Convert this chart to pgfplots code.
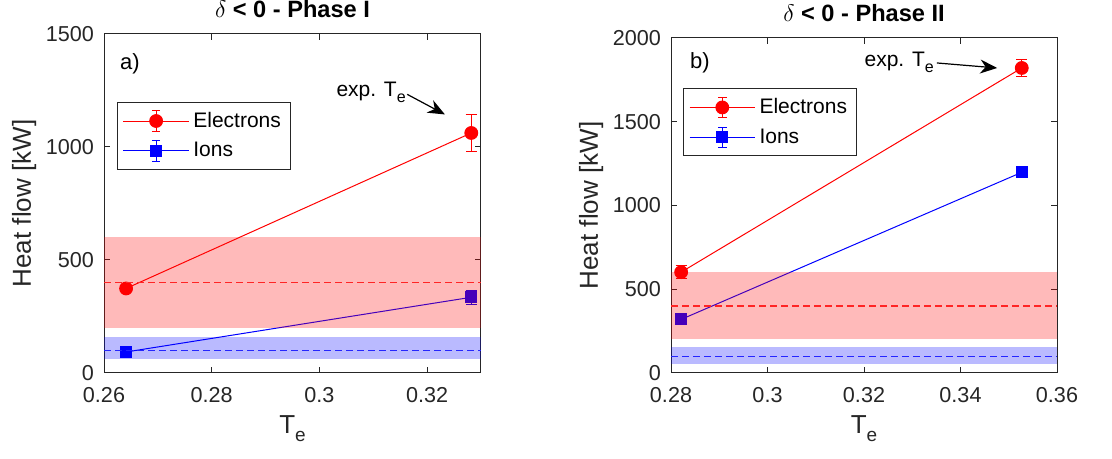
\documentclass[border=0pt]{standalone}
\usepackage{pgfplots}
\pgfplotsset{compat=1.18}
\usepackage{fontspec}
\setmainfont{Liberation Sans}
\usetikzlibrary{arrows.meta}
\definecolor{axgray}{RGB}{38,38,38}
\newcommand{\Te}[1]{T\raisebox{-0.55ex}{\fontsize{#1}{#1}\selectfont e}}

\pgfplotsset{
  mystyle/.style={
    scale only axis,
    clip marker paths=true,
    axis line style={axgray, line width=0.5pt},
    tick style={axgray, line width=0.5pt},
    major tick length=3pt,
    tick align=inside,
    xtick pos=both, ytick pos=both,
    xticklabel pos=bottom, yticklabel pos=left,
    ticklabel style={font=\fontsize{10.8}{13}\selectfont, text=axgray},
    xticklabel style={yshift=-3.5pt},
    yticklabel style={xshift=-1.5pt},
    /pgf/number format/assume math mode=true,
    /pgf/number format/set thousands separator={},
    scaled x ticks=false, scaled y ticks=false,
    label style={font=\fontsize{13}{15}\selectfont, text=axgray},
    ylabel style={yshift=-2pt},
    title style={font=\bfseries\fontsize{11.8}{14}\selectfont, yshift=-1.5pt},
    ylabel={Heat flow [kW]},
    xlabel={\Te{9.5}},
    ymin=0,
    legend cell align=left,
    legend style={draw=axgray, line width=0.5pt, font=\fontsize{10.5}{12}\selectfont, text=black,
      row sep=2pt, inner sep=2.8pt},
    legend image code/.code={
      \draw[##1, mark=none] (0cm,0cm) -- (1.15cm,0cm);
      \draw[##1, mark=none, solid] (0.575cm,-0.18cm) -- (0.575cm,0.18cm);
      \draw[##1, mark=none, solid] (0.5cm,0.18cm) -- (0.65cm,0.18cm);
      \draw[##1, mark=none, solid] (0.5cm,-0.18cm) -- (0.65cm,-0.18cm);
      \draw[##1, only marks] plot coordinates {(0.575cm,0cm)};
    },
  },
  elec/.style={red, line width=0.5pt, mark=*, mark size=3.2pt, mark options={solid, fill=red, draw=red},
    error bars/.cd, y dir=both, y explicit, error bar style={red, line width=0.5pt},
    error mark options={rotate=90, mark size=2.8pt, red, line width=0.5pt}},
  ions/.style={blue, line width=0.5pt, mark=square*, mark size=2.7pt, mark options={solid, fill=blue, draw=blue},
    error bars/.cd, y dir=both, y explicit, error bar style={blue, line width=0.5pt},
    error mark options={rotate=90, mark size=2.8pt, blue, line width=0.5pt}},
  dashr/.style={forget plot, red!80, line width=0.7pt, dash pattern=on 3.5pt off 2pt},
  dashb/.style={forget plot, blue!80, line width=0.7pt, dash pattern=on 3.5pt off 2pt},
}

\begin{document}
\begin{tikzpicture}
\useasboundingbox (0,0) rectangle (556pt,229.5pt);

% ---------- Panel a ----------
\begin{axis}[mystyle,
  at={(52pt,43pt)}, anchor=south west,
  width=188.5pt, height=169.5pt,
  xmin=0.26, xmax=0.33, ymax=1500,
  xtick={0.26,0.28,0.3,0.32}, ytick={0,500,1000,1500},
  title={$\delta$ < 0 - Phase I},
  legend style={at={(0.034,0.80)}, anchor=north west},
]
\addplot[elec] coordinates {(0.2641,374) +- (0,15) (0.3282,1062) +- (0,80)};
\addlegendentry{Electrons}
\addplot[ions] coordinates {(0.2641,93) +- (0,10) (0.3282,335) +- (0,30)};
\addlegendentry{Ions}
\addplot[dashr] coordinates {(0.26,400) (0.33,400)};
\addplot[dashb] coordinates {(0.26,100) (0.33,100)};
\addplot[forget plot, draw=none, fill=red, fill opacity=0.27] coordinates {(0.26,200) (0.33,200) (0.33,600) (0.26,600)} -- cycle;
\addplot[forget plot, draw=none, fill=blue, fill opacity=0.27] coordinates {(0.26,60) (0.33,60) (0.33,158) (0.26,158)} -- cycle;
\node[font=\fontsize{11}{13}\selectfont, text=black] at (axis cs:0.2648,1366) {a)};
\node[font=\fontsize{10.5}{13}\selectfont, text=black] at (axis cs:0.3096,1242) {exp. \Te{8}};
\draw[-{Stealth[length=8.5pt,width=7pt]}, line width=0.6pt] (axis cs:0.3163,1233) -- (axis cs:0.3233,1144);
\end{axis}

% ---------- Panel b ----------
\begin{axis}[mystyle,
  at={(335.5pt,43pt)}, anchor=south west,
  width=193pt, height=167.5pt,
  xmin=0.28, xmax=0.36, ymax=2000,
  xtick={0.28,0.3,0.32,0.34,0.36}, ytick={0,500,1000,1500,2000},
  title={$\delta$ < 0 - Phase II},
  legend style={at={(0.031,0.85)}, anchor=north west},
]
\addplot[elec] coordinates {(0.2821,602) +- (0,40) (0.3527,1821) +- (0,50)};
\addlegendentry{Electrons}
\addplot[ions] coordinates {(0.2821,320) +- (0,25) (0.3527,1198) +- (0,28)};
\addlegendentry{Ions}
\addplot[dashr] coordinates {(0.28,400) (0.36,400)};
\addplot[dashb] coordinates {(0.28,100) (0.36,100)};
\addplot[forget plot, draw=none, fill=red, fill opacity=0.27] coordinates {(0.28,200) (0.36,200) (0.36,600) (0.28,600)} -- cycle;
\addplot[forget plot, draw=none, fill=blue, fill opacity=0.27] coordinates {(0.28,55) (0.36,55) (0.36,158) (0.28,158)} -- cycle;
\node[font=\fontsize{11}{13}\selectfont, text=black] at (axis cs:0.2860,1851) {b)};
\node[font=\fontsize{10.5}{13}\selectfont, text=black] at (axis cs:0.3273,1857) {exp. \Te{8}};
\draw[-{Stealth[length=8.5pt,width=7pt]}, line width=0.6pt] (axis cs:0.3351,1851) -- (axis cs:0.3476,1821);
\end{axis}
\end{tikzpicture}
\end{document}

## What to produce:
Quote the material exactly. Pictures stay out.

## Solution to this task:
Convert this chart to pgfplots code.
\documentclass[border=0pt]{standalone}
\usepackage{pgfplots}
\pgfplotsset{compat=1.18}
\usepackage{fontspec}
\setmainfont{Liberation Sans}
\usetikzlibrary{arrows.meta}
\definecolor{axgray}{RGB}{38,38,38}
\newcommand{\Te}[1]{T\raisebox{-0.55ex}{\fontsize{#1}{#1}\selectfont e}}

\pgfplotsset{
  mystyle/.style={
    scale only axis,
    clip marker paths=true,
    axis line style={axgray, line width=0.5pt},
    tick style={axgray, line width=0.5pt},
    major tick length=3pt,
    tick align=inside,
    xtick pos=both, ytick pos=both,
    xticklabel pos=bottom, yticklabel pos=left,
    ticklabel style={font=\fontsize{10.8}{13}\selectfont, text=axgray},
    xticklabel style={yshift=-3.5pt},
    yticklabel style={xshift=-1.5pt},
    /pgf/number format/assume math mode=true,
    /pgf/number format/set thousands separator={},
    scaled x ticks=false, scaled y ticks=false,
    label style={font=\fontsize{13}{15}\selectfont, text=axgray},
    ylabel style={yshift=-2pt},
    title style={font=\bfseries\fontsize{11.8}{14}\selectfont, yshift=-1.5pt},
    ylabel={Heat flow [kW]},
    xlabel={\Te{9.5}},
    ymin=0,
    legend cell align=left,
    legend style={draw=axgray, line width=0.5pt, font=\fontsize{10.5}{12}\selectfont, text=black,
      row sep=2pt, inner sep=2.8pt},
    legend image code/.code={
      \draw[##1, mark=none] (0cm,0cm) -- (1.15cm,0cm);
      \draw[##1, mark=none, solid] (0.575cm,-0.18cm) -- (0.575cm,0.18cm);
      \draw[##1, mark=none, solid] (0.5cm,0.18cm) -- (0.65cm,0.18cm);
      \draw[##1, mark=none, solid] (0.5cm,-0.18cm) -- (0.65cm,-0.18cm);
      \draw[##1, only marks] plot coordinates {(0.575cm,0cm)};
    },
  },
  elec/.style={red, line width=0.5pt, mark=*, mark size=3.2pt, mark options={solid, fill=red, draw=red},
    error bars/.cd, y dir=both, y explicit, error bar style={red, line width=0.5pt},
    error mark options={rotate=90, mark size=2.8pt, red, line width=0.5pt}},
  ions/.style={blue, line width=0.5pt, mark=square*, mark size=2.7pt, mark options={solid, fill=blue, draw=blue},
    error bars/.cd, y dir=both, y explicit, error bar style={blue, line width=0.5pt},
    error mark options={rotate=90, mark size=2.8pt, blue, line width=0.5pt}},
  dashr/.style={forget plot, red!80, line width=0.7pt, dash pattern=on 3.5pt off 2pt},
  dashb/.style={forget plot, blue!80, line width=0.7pt, dash pattern=on 3.5pt off 2pt},
}

\begin{document}
\begin{tikzpicture}
\useasboundingbox (0,0) rectangle (556pt,229.5pt);

% ---------- Panel a ----------
\begin{axis}[mystyle,
  at={(52pt,43pt)}, anchor=south west,
  width=188.5pt, height=169.5pt,
  xmin=0.26, xmax=0.33, ymax=1500,
  xtick={0.26,0.28,0.3,0.32}, ytick={0,500,1000,1500},
  title={$\delta$ < 0 - Phase I},
  legend style={at={(0.034,0.80)}, anchor=north west},
]
\addplot[elec] coordinates {(0.2641,374) +- (0,15) (0.3282,1062) +- (0,80)};
\addlegendentry{Electrons}
\addplot[ions] coordinates {(0.2641,93) +- (0,10) (0.3282,335) +- (0,30)};
\addlegendentry{Ions}
\addplot[dashr] coordinates {(0.26,400) (0.33,400)};
\addplot[dashb] coordinates {(0.26,100) (0.33,100)};
\addplot[forget plot, draw=none, fill=red, fill opacity=0.27] coordinates {(0.26,200) (0.33,200) (0.33,600) (0.26,600)} -- cycle;
\addplot[forget plot, draw=none, fill=blue, fill opacity=0.27] coordinates {(0.26,60) (0.33,60) (0.33,158) (0.26,158)} -- cycle;
\node[font=\fontsize{11}{13}\selectfont, text=black] at (axis cs:0.2648,1366) {a)};
\node[font=\fontsize{10.5}{13}\selectfont, text=black] at (axis cs:0.3096,1242) {exp. \Te{8}};
\draw[-{Stealth[length=8.5pt,width=7pt]}, line width=0.6pt] (axis cs:0.3163,1233) -- (axis cs:0.3233,1144);
\end{axis}

% ---------- Panel b ----------
\begin{axis}[mystyle,
  at={(335.5pt,43pt)}, anchor=south west,
  width=193pt, height=167.5pt,
  xmin=0.28, xmax=0.36, ymax=2000,
  xtick={0.28,0.3,0.32,0.34,0.36}, ytick={0,500,1000,1500,2000},
  title={$\delta$ < 0 - Phase II},
  legend style={at={(0.031,0.85)}, anchor=north west},
]
\addplot[elec] coordinates {(0.2821,602) +- (0,40) (0.3527,1821) +- (0,50)};
\addlegendentry{Electrons}
\addplot[ions] coordinates {(0.2821,320) +- (0,25) (0.3527,1198) +- (0,28)};
\addlegendentry{Ions}
\addplot[dashr] coordinates {(0.28,400) (0.36,400)};
\addplot[dashb] coordinates {(0.28,100) (0.36,100)};
\addplot[forget plot, draw=none, fill=red, fill opacity=0.27] coordinates {(0.28,200) (0.36,200) (0.36,600) (0.28,600)} -- cycle;
\addplot[forget plot, draw=none, fill=blue, fill opacity=0.27] coordinates {(0.28,55) (0.36,55) (0.36,158) (0.28,158)} -- cycle;
\node[font=\fontsize{11}{13}\selectfont, text=black] at (axis cs:0.2860,1851) {b)};
\node[font=\fontsize{10.5}{13}\selectfont, text=black] at (axis cs:0.3273,1857) {exp. \Te{8}};
\draw[-{Stealth[length=8.5pt,width=7pt]}, line width=0.6pt] (axis cs:0.3351,1851) -- (axis cs:0.3476,1821);
\end{axis}
\end{tikzpicture}
\end{document}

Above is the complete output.